Rows from a dataset of charts and code:
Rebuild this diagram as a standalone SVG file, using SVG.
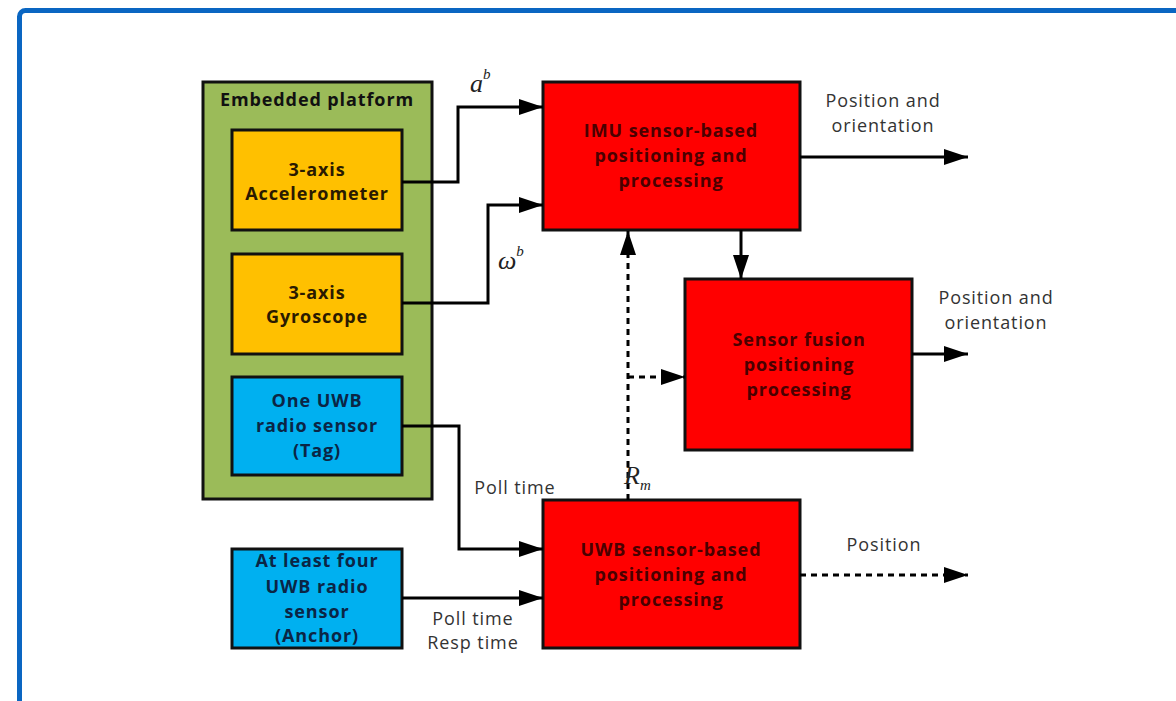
<svg xmlns="http://www.w3.org/2000/svg" width="1176" height="701" viewBox="0 0 1176 701">
<style>
.box{stroke:#111;stroke-width:3}
.bt{font-family:"Open Sans","Liberation Sans",sans-serif;font-weight:bold;font-size:18px;letter-spacing:0.9px;text-anchor:middle}
.lt{font-family:"Open Sans","Liberation Sans",sans-serif;font-size:18px;letter-spacing:0.9px;fill:#333;text-anchor:middle}
.mt{font-family:"Liberation Serif",serif;font-style:italic;font-size:26px;fill:#222}
.ms{font-family:"Liberation Serif",serif;font-style:italic;font-size:15px;fill:#222}
.c{fill:none;stroke:#000;stroke-width:3}
.d{stroke-dasharray:6 5}
</style>
<defs>
<marker id="ah" markerUnits="userSpaceOnUse" markerWidth="26" markerHeight="16" refX="24" refY="8" orient="auto">
<path d="M0,0 L24,8 L0,16 z" fill="#000"/>
</marker>
</defs>
<rect x="19.5" y="10.5" width="1200" height="720" rx="6" fill="#fff" stroke="#0a66c2" stroke-width="5"/>
<g id="platform">
<rect class="box" x="203" y="82" width="229" height="417" fill="#9bbb59"/>
<text class="bt" x="317" y="106" fill="#111">Embedded platform</text>
</g>
<g id="accel">
<rect class="box" x="232" y="130" width="170" height="100" fill="#ffc000"/>
<text class="bt" x="317" y="176" fill="#2a1a00">3-axis</text>
<text class="bt" x="317" y="200" fill="#2a1a00">Accelerometer</text>
</g>
<g id="gyro">
<rect class="box" x="232" y="254" width="170" height="100" fill="#ffc000"/>
<text class="bt" x="317" y="299" fill="#2a1a00">3-axis</text>
<text class="bt" x="317" y="323" fill="#2a1a00">Gyroscope</text>
</g>
<g id="tag">
<rect class="box" x="232" y="377" width="170" height="98" fill="#00b0f0"/>
<text class="bt" x="317" y="407" fill="#0b2545">One UWB</text>
<text class="bt" x="317" y="432" fill="#0b2545">radio sensor</text>
<text class="bt" x="317" y="457" fill="#0b2545">(Tag)</text>
</g>
<g id="anchor">
<rect class="box" x="232" y="549" width="170" height="99" fill="#00b0f0"/>
<text class="bt" x="317" y="567" fill="#0b2545">At least four</text>
<text class="bt" x="317" y="593" fill="#0b2545">UWB radio</text>
<text class="bt" x="317" y="618" fill="#0b2545">sensor</text>
<text class="bt" x="317" y="642" fill="#0b2545">(Anchor)</text>
</g>
<g id="imu">
<rect class="box" x="543" y="82" width="257" height="148" fill="#ff0000"/>
<text class="bt" x="671" y="137" fill="#4a0000">IMU sensor-based</text>
<text class="bt" x="671" y="162" fill="#4a0000">positioning and</text>
<text class="bt" x="671" y="187" fill="#4a0000">processing</text>
</g>
<g id="fusion">
<rect class="box" x="685" y="279" width="227" height="171" fill="#ff0000"/>
<text class="bt" x="799" y="346" fill="#4a0000">Sensor fusion</text>
<text class="bt" x="799" y="371" fill="#4a0000">positioning</text>
<text class="bt" x="799" y="396" fill="#4a0000">processing</text>
</g>
<g id="uwb">
<rect class="box" x="543" y="500" width="257" height="148" fill="#ff0000"/>
<text class="bt" x="671" y="556" fill="#4a0000">UWB sensor-based</text>
<text class="bt" x="671" y="581" fill="#4a0000">positioning and</text>
<text class="bt" x="671" y="606" fill="#4a0000">processing</text>
</g>
<g id="connectors">
<path class="c" d="M402,182 H458 V107 H543" marker-end="url(#ah)"/>
<path class="c" d="M402,303 H488 V205 H543" marker-end="url(#ah)"/>
<path class="c" d="M402,426 H459 V549 H543" marker-end="url(#ah)"/>
<path class="c" d="M402,598 H543" marker-end="url(#ah)"/>
<path class="c" d="M800,157 H968" marker-end="url(#ah)"/>
<path class="c" d="M741,230 V279" marker-end="url(#ah)"/>
<path class="c" d="M912,354 H968" marker-end="url(#ah)"/>
<path class="c d" d="M800,575 H968" marker-end="url(#ah)"/>
<path class="c d" d="M628,500 V231" marker-end="url(#ah)"/>
<path class="c d" d="M628,377 H685" marker-end="url(#ah)"/>
</g>
<g id="labels">
<text class="mt" x="470" y="92">a<tspan class="ms" dy="-13">b</tspan></text>
<text class="mt" x="498" y="269">ω<tspan class="ms" dy="-13">b</tspan></text>
<text class="mt" x="624" y="484">R<tspan class="ms" dy="6">m</tspan></text>
<text class="lt" x="515" y="494">Poll time</text>
<text class="lt" x="473" y="625">Poll time</text>
<text class="lt" x="473" y="649">Resp time</text>
<text class="lt" x="883" y="107">Position and</text>
<text class="lt" x="883" y="132">orientation</text>
<text class="lt" x="996" y="304">Position and</text>
<text class="lt" x="996" y="329">orientation</text>
<text class="lt" x="884" y="551">Position</text>
</g>
</svg>
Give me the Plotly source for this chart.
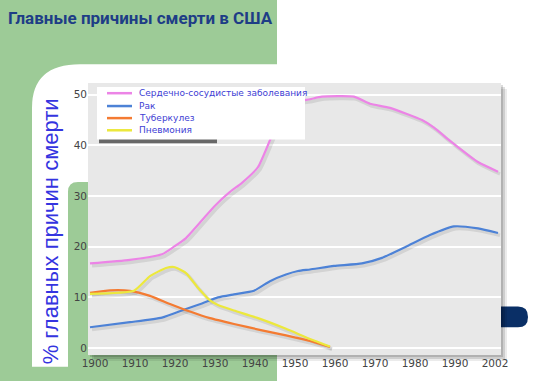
import plotly.graph_objects as go

# ---------------- data ----------------
title_text = "Главные причины смерти в США"
y_title = "% главных причин смерти"

series_names = ["Сердечно-сосудистые заболевания", "Рак", "Туберкулез", "Пневмония"]
series_colors = ["#ec84e6", "#4d82d6", "#f47b32", "#ece83c"]

cv_years = [1900, 1910, 1918, 1921, 1924, 1928, 1931, 1935, 1938, 1942, 1945, 1948, 1951,
            1955, 1958, 1966, 1970, 1975, 1983, 1986, 1990, 1997, 2002]
cv_vals = [16.7, 17.4, 18.5, 20.0, 21.7, 25.2, 27.9, 30.8, 32.6, 35.7, 41.0, 46.3, 48.5,
           49.1, 49.6, 49.6, 48.2, 47.4, 45.0, 43.5, 40.9, 36.7, 34.8]

cancer_years = [1900, 1910, 1918, 1924, 1928, 1932, 1936, 1941, 1945, 1949, 1952, 1955,
                1961, 1968, 1973, 1979, 1985, 1991, 1997, 2002]
cancer_vals = [4.1, 5.1, 6.0, 7.7, 8.8, 10.0, 10.6, 11.3, 13.2, 14.5, 15.2, 15.5,
               16.2, 16.7, 17.8, 20.0, 22.3, 24.0, 23.6, 22.7]

tb_years = [1900, 1905, 1910, 1915, 1920, 1925, 1930, 1936, 1943, 1949, 1955, 1960]
tb_vals = [10.9, 11.4, 11.3, 10.3, 8.7, 7.2, 5.9, 4.75, 3.5, 2.5, 1.4, 0.2]

pn_years = [1900, 1911, 1915, 1919, 1921, 1924, 1927, 1930, 1932, 1936, 1942, 1949, 1955, 1960]
pn_vals = [10.7, 11.3, 14.2, 15.8, 16.0, 14.8, 11.9, 9.4, 8.5, 7.4, 5.9, 3.8, 1.8, 0.3]

x_tickvals = [1900, 1910, 1920, 1930, 1940, 1950, 1960, 1970, 1980, 1990, 2000]
x_ticktext = ["1900", "1910", "1920", "1930", "1940", "1950", "1960", "1970", "1980", "1990", "2002"]
y_tickvals = [0, 10, 20, 30, 40, 50]

# ---------------- layout geometry (pixels) ----------------
W, H = 544, 381
L, R, T, B = 88, 501, 83, 358          # plot area in page pixels


def px(xp):
    return (xp - L) / (R - L)


def py(yp):
    return (B - yp) / (B - T)


def P(xp, yp):
    return f"{px(xp):.5f},{py(yp):.5f}"


GREEN = "#9dcb97"

fig = go.Figure()

series = [
    (cv_years, cv_vals),
    (cancer_years, cancer_vals),
    (tb_years, tb_vals),
    (pn_years, pn_vals),
]

# soft drop shadows of the lines
for xs, ys in series:
    fig.add_trace(go.Scatter(
        x=[v + 0.5 for v in xs], y=[v - 0.45 for v in ys], mode="lines",
        line=dict(color="rgba(0,0,0,0.09)", width=3.5, shape="spline", smoothing=0.5),
        hoverinfo="skip", showlegend=False))

for (xs, ys), name, col in zip(series, series_names, series_colors):
    fig.add_trace(go.Scatter(
        x=xs, y=ys, mode="lines", name=name,
        line=dict(color=col, width=2.2, shape="spline", smoothing=0.5),
        showlegend=False))

shapes = []
# green slide panel
shapes.append(dict(type="rect", xref="paper", yref="paper", layer="below",
                   x0=px(-5), x1=px(277), y0=py(386), y1=py(-5),
                   fillcolor=GREEN, line=dict(width=0)))
# white rounded panel + y-title box
path = (f"M{P(32,370)} L{P(32,108)} Q{P(32,64)} {P(80,64)} L{P(277,64)} L{P(277,183)} "
        f"L{P(78,183)} Q{P(68,183)} {P(68,193)} L{P(68,370)} Z")
shapes.append(dict(type="path", xref="paper", yref="paper", layer="below", path=path,
                   fillcolor="white", line=dict(width=0)))
# dark blue tab on the right
tab = (f"M{P(498,309)} L{P(518,309)} Q{P(528,309)} {P(528,319.5)} "
       f"Q{P(528,330)} {P(518,330)} L{P(498,330)} Z")
shapes.append(dict(type="path", xref="paper", yref="paper", layer="below", path=tab,
                   fillcolor="#0a2f66", line=dict(width=0)))
# plot shadow
for off, a in [(6, 0.08), (4, 0.12), (2, 0.14)]:
    shapes.append(dict(type="rect", xref="paper", yref="paper", layer="below",
                       x0=px(L + off), x1=px(R + off), y0=py(B + off), y1=py(T + off),
                       fillcolor=f"rgba(0,0,0,{a})", line=dict(width=0)))
# plot background
shapes.append(dict(type="rect", xref="paper", yref="paper", layer="below",
                   x0=0, x1=1, y0=0, y1=1, fillcolor="#e8e8e8", line=dict(width=0)))

# legend box (drawn manually to match compact spacing)
LX0, LX1, LY0, LY1 = 97, 305, 87, 140
shapes.append(dict(type="rect", xref="paper", yref="paper", layer="above",
                   x0=px(99), x1=px(217), y0=py(144), y1=py(139),
                   fillcolor="rgba(50,50,50,0.7)", line=dict(width=0)))
shapes.append(dict(type="rect", xref="paper", yref="paper", layer="above",
                   x0=px(LX0), x1=px(LX1), y0=py(LY1), y1=py(LY0),
                   fillcolor="white", line=dict(width=0)))
rows = [93.3, 106.3, 118.5, 130.8]
annotations = []
for yr, name, col in zip(rows, series_names, series_colors):
    shapes.append(dict(type="line", xref="paper", yref="paper", layer="above",
                       x0=px(107), x1=px(132), y0=py(yr), y1=py(yr),
                       line=dict(color=col, width=2.5)))
    annotations.append(dict(xref="paper", yref="paper", x=px(137), y=py(yr),
                            xanchor="left", yanchor="middle", text=name, showarrow=False,
                            font=dict(family="DejaVu Sans, Verdana, sans-serif", size=9,
                                      color="#4040d4")))

# y title in the white box
annotations.append(dict(xref="paper", yref="paper", x=px(50), y=py(233), text=y_title,
                        textangle=-90, showarrow=False, xanchor="center", yanchor="middle",
                        font=dict(family="Liberation Sans, Arial, sans-serif", size=22,
                                  color="#3434e0")))

fig.update_layout(
    width=W, height=H,
    margin=dict(l=L, r=W - R, t=T, b=H - B, pad=0),
    paper_bgcolor="white", plot_bgcolor="#e8e8e8",
    title=dict(text=f"<b>{title_text}</b>", x=8 / W, xanchor="left", xref="container",
               y=1 - 18 / H, yanchor="middle", yref="container",
               font=dict(family="Roboto, Liberation Sans, sans-serif",
                         size=17, color="#1e3d86")),
    shapes=shapes, annotations=annotations, showlegend=False,
    xaxis=dict(range=[1899.5, 2002.75], tickvals=x_tickvals, ticktext=x_ticktext,
               showgrid=False, zeroline=False, showline=False, ticks="",
               ticklabelshift=5,
               tickfont=dict(family="DejaVu Sans, Verdana, sans-serif", size=10.5, color="#444444")),
    yaxis=dict(range=[-1.37, 52.3], tickvals=y_tickvals, showgrid=True, gridcolor="white",
               gridwidth=2, zeroline=False, showline=False, ticks="",
               tickfont=dict(family="DejaVu Sans, Verdana, sans-serif", size=10.5, color="#444444")),
)

fig.write_html("out.html", config={"displayModeBar": False},
               post_script="document.body.style.margin='0px';")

> _GIVEN EXERCISE_
Set down, word for word, the lines from the one holding "Give me the Plotly source for this chart." through the one holding "y_tickvals = [0, 10, 20, 30, 40, 50]". Skip the pictures.

> _WRITTEN RESPONSE_
Give me the Plotly source for this chart.
import plotly.graph_objects as go

# ---------------- data ----------------
title_text = "Главные причины смерти в США"
y_title = "% главных причин смерти"

series_names = ["Сердечно-сосудистые заболевания", "Рак", "Туберкулез", "Пневмония"]
series_colors = ["#ec84e6", "#4d82d6", "#f47b32", "#ece83c"]

cv_years = [1900, 1910, 1918, 1921, 1924, 1928, 1931, 1935, 1938, 1942, 1945, 1948, 1951,
            1955, 1958, 1966, 1970, 1975, 1983, 1986, 1990, 1997, 2002]
cv_vals = [16.7, 17.4, 18.5, 20.0, 21.7, 25.2, 27.9, 30.8, 32.6, 35.7, 41.0, 46.3, 48.5,
           49.1, 49.6, 49.6, 48.2, 47.4, 45.0, 43.5, 40.9, 36.7, 34.8]

cancer_years = [1900, 1910, 1918, 1924, 1928, 1932, 1936, 1941, 1945, 1949, 1952, 1955,
                1961, 1968, 1973, 1979, 1985, 1991, 1997, 2002]
cancer_vals = [4.1, 5.1, 6.0, 7.7, 8.8, 10.0, 10.6, 11.3, 13.2, 14.5, 15.2, 15.5,
               16.2, 16.7, 17.8, 20.0, 22.3, 24.0, 23.6, 22.7]

tb_years = [1900, 1905, 1910, 1915, 1920, 1925, 1930, 1936, 1943, 1949, 1955, 1960]
tb_vals = [10.9, 11.4, 11.3, 10.3, 8.7, 7.2, 5.9, 4.75, 3.5, 2.5, 1.4, 0.2]

pn_years = [1900, 1911, 1915, 1919, 1921, 1924, 1927, 1930, 1932, 1936, 1942, 1949, 1955, 1960]
pn_vals = [10.7, 11.3, 14.2, 15.8, 16.0, 14.8, 11.9, 9.4, 8.5, 7.4, 5.9, 3.8, 1.8, 0.3]

x_tickvals = [1900, 1910, 1920, 1930, 1940, 1950, 1960, 1970, 1980, 1990, 2000]
x_ticktext = ["1900", "1910", "1920", "1930", "1940", "1950", "1960", "1970", "1980", "1990", "2002"]
y_tickvals = [0, 10, 20, 30, 40, 50]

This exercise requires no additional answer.